Copy the listing below in full and skip every picture.

* [MATERIAL PROVIDED]:

———

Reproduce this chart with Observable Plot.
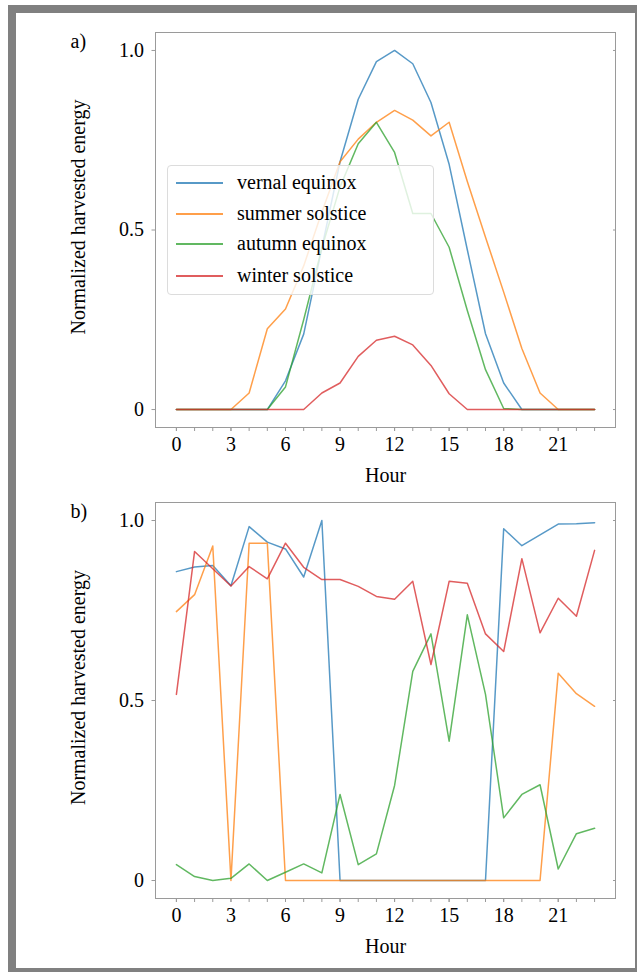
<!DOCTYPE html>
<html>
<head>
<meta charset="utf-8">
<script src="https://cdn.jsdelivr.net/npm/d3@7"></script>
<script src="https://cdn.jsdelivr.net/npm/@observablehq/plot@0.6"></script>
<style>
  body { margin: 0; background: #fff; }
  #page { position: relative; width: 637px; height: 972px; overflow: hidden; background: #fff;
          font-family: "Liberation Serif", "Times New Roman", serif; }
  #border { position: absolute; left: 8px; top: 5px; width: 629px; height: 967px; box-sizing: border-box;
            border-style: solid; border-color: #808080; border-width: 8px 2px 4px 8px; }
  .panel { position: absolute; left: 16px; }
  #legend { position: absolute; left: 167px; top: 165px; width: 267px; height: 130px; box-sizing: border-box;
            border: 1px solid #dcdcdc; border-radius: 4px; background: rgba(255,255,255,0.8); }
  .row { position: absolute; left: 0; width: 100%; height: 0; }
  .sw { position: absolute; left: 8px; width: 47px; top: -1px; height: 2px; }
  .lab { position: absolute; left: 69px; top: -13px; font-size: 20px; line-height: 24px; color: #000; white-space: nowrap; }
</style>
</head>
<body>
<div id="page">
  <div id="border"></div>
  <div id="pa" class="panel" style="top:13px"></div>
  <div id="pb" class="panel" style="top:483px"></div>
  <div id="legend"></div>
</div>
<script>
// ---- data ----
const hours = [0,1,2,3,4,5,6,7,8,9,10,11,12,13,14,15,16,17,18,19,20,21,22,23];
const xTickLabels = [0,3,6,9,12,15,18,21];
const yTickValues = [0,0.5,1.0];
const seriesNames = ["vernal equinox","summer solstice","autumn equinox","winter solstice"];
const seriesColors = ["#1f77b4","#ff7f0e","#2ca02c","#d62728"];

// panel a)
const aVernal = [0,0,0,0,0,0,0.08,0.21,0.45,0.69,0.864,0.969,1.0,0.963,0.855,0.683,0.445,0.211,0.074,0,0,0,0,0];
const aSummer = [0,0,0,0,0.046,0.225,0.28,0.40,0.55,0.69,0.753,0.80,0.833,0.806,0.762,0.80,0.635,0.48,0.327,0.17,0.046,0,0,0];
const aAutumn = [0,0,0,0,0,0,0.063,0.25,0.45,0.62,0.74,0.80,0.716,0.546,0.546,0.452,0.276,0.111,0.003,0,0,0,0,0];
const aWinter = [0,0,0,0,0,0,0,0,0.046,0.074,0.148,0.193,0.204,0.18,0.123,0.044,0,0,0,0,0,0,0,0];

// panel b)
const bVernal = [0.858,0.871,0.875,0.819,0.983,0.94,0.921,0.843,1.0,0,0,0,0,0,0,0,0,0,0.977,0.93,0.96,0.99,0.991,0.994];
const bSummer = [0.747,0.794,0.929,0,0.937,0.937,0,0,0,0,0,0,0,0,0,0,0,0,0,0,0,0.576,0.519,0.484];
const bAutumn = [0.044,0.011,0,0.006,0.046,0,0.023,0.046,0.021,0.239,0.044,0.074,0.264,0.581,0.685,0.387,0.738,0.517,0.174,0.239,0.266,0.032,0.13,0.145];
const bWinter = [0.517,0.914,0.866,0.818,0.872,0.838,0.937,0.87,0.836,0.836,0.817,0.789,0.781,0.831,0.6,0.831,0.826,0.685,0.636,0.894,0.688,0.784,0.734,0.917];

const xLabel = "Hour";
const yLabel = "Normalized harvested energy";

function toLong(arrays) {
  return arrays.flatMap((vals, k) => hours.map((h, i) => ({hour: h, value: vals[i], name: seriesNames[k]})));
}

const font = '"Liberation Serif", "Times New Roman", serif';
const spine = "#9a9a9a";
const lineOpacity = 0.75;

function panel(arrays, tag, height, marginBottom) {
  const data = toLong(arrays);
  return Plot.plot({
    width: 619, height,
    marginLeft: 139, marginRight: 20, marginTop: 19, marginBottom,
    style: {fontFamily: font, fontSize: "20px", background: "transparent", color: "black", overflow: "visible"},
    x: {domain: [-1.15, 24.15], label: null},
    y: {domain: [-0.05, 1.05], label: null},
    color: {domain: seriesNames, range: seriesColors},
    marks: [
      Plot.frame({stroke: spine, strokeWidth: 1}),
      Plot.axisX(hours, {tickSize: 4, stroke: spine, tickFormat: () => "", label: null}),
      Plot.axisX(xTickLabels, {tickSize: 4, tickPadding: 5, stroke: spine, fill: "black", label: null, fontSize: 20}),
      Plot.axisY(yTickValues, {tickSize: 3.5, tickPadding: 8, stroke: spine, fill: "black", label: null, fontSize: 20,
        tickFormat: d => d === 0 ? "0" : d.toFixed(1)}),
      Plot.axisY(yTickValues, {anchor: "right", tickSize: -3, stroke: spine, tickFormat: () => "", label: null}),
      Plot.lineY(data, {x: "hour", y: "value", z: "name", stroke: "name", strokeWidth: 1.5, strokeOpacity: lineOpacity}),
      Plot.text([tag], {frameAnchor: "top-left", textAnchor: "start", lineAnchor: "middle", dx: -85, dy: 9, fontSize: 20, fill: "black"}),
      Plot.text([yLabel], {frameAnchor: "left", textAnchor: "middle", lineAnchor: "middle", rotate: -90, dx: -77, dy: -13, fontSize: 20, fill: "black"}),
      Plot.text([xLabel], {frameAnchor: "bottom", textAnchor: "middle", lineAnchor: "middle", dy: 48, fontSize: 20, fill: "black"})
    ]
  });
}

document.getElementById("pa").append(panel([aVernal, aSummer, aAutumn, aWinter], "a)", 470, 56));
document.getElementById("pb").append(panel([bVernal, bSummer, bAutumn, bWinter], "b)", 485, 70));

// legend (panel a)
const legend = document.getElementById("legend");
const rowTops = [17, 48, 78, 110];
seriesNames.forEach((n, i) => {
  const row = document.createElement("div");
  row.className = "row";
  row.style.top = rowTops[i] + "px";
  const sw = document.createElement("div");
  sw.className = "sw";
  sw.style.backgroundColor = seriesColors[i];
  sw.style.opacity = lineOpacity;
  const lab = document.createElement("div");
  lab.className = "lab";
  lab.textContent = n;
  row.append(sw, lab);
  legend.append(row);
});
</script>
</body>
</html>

———

* [THE ANSWER]:
Reproduce this chart with Observable Plot.
<!DOCTYPE html>
<html>
<head>
<meta charset="utf-8">
<script src="https://cdn.jsdelivr.net/npm/d3@7"></script>
<script src="https://cdn.jsdelivr.net/npm/@observablehq/plot@0.6"></script>
<style>
  body { margin: 0; background: #fff; }
  #page { position: relative; width: 637px; height: 972px; overflow: hidden; background: #fff;
          font-family: "Liberation Serif", "Times New Roman", serif; }
  #border { position: absolute; left: 8px; top: 5px; width: 629px; height: 967px; box-sizing: border-box;
            border-style: solid; border-color: #808080; border-width: 8px 2px 4px 8px; }
  .panel { position: absolute; left: 16px; }
  #legend { position: absolute; left: 167px; top: 165px; width: 267px; height: 130px; box-sizing: border-box;
            border: 1px solid #dcdcdc; border-radius: 4px; background: rgba(255,255,255,0.8); }
  .row { position: absolute; left: 0; width: 100%; height: 0; }
  .sw { position: absolute; left: 8px; width: 47px; top: -1px; height: 2px; }
  .lab { position: absolute; left: 69px; top: -13px; font-size: 20px; line-height: 24px; color: #000; white-space: nowrap; }
</style>
</head>
<body>
<div id="page">
  <div id="border"></div>
  <div id="pa" class="panel" style="top:13px"></div>
  <div id="pb" class="panel" style="top:483px"></div>
  <div id="legend"></div>
</div>
<script>
// ---- data ----
const hours = [0,1,2,3,4,5,6,7,8,9,10,11,12,13,14,15,16,17,18,19,20,21,22,23];
const xTickLabels = [0,3,6,9,12,15,18,21];
const yTickValues = [0,0.5,1.0];
const seriesNames = ["vernal equinox","summer solstice","autumn equinox","winter solstice"];
const seriesColors = ["#1f77b4","#ff7f0e","#2ca02c","#d62728"];

// panel a)
const aVernal = [0,0,0,0,0,0,0.08,0.21,0.45,0.69,0.864,0.969,1.0,0.963,0.855,0.683,0.445,0.211,0.074,0,0,0,0,0];
const aSummer = [0,0,0,0,0.046,0.225,0.28,0.40,0.55,0.69,0.753,0.80,0.833,0.806,0.762,0.80,0.635,0.48,0.327,0.17,0.046,0,0,0];
const aAutumn = [0,0,0,0,0,0,0.063,0.25,0.45,0.62,0.74,0.80,0.716,0.546,0.546,0.452,0.276,0.111,0.003,0,0,0,0,0];
const aWinter = [0,0,0,0,0,0,0,0,0.046,0.074,0.148,0.193,0.204,0.18,0.123,0.044,0,0,0,0,0,0,0,0];

// panel b)
const bVernal = [0.858,0.871,0.875,0.819,0.983,0.94,0.921,0.843,1.0,0,0,0,0,0,0,0,0,0,0.977,0.93,0.96,0.99,0.991,0.994];
const bSummer = [0.747,0.794,0.929,0,0.937,0.937,0,0,0,0,0,0,0,0,0,0,0,0,0,0,0,0.576,0.519,0.484];
const bAutumn = [0.044,0.011,0,0.006,0.046,0,0.023,0.046,0.021,0.239,0.044,0.074,0.264,0.581,0.685,0.387,0.738,0.517,0.174,0.239,0.266,0.032,0.13,0.145];
const bWinter = [0.517,0.914,0.866,0.818,0.872,0.838,0.937,0.87,0.836,0.836,0.817,0.789,0.781,0.831,0.6,0.831,0.826,0.685,0.636,0.894,0.688,0.784,0.734,0.917];

const xLabel = "Hour";
const yLabel = "Normalized harvested energy";

function toLong(arrays) {
  return arrays.flatMap((vals, k) => hours.map((h, i) => ({hour: h, value: vals[i], name: seriesNames[k]})));
}

const font = '"Liberation Serif", "Times New Roman", serif';
const spine = "#9a9a9a";
const lineOpacity = 0.75;

function panel(arrays, tag, height, marginBottom) {
  const data = toLong(arrays);
  return Plot.plot({
    width: 619, height,
    marginLeft: 139, marginRight: 20, marginTop: 19, marginBottom,
    style: {fontFamily: font, fontSize: "20px", background: "transparent", color: "black", overflow: "visible"},
    x: {domain: [-1.15, 24.15], label: null},
    y: {domain: [-0.05, 1.05], label: null},
    color: {domain: seriesNames, range: seriesColors},
    marks: [
      Plot.frame({stroke: spine, strokeWidth: 1}),
      Plot.axisX(hours, {tickSize: 4, stroke: spine, tickFormat: () => "", label: null}),
      Plot.axisX(xTickLabels, {tickSize: 4, tickPadding: 5, stroke: spine, fill: "black", label: null, fontSize: 20}),
      Plot.axisY(yTickValues, {tickSize: 3.5, tickPadding: 8, stroke: spine, fill: "black", label: null, fontSize: 20,
        tickFormat: d => d === 0 ? "0" : d.toFixed(1)}),
      Plot.axisY(yTickValues, {anchor: "right", tickSize: -3, stroke: spine, tickFormat: () => "", label: null}),
      Plot.lineY(data, {x: "hour", y: "value", z: "name", stroke: "name", strokeWidth: 1.5, strokeOpacity: lineOpacity}),
      Plot.text([tag], {frameAnchor: "top-left", textAnchor: "start", lineAnchor: "middle", dx: -85, dy: 9, fontSize: 20, fill: "black"}),
      Plot.text([yLabel], {frameAnchor: "left", textAnchor: "middle", lineAnchor: "middle", rotate: -90, dx: -77, dy: -13, fontSize: 20, fill: "black"}),
      Plot.text([xLabel], {frameAnchor: "bottom", textAnchor: "middle", lineAnchor: "middle", dy: 48, fontSize: 20, fill: "black"})
    ]
  });
}

document.getElementById("pa").append(panel([aVernal, aSummer, aAutumn, aWinter], "a)", 470, 56));
document.getElementById("pb").append(panel([bVernal, bSummer, bAutumn, bWinter], "b)", 485, 70));

// legend (panel a)
const legend = document.getElementById("legend");
const rowTops = [17, 48, 78, 110];
seriesNames.forEach((n, i) => {
  const row = document.createElement("div");
  row.className = "row";
  row.style.top = rowTops[i] + "px";
  const sw = document.createElement("div");
  sw.className = "sw";
  sw.style.backgroundColor = seriesColors[i];
  sw.style.opacity = lineOpacity;
  const lab = document.createElement("div");
  lab.className = "lab";
  lab.textContent = n;
  row.append(sw, lab);
  legend.append(row);
});
</script>
</body>
</html>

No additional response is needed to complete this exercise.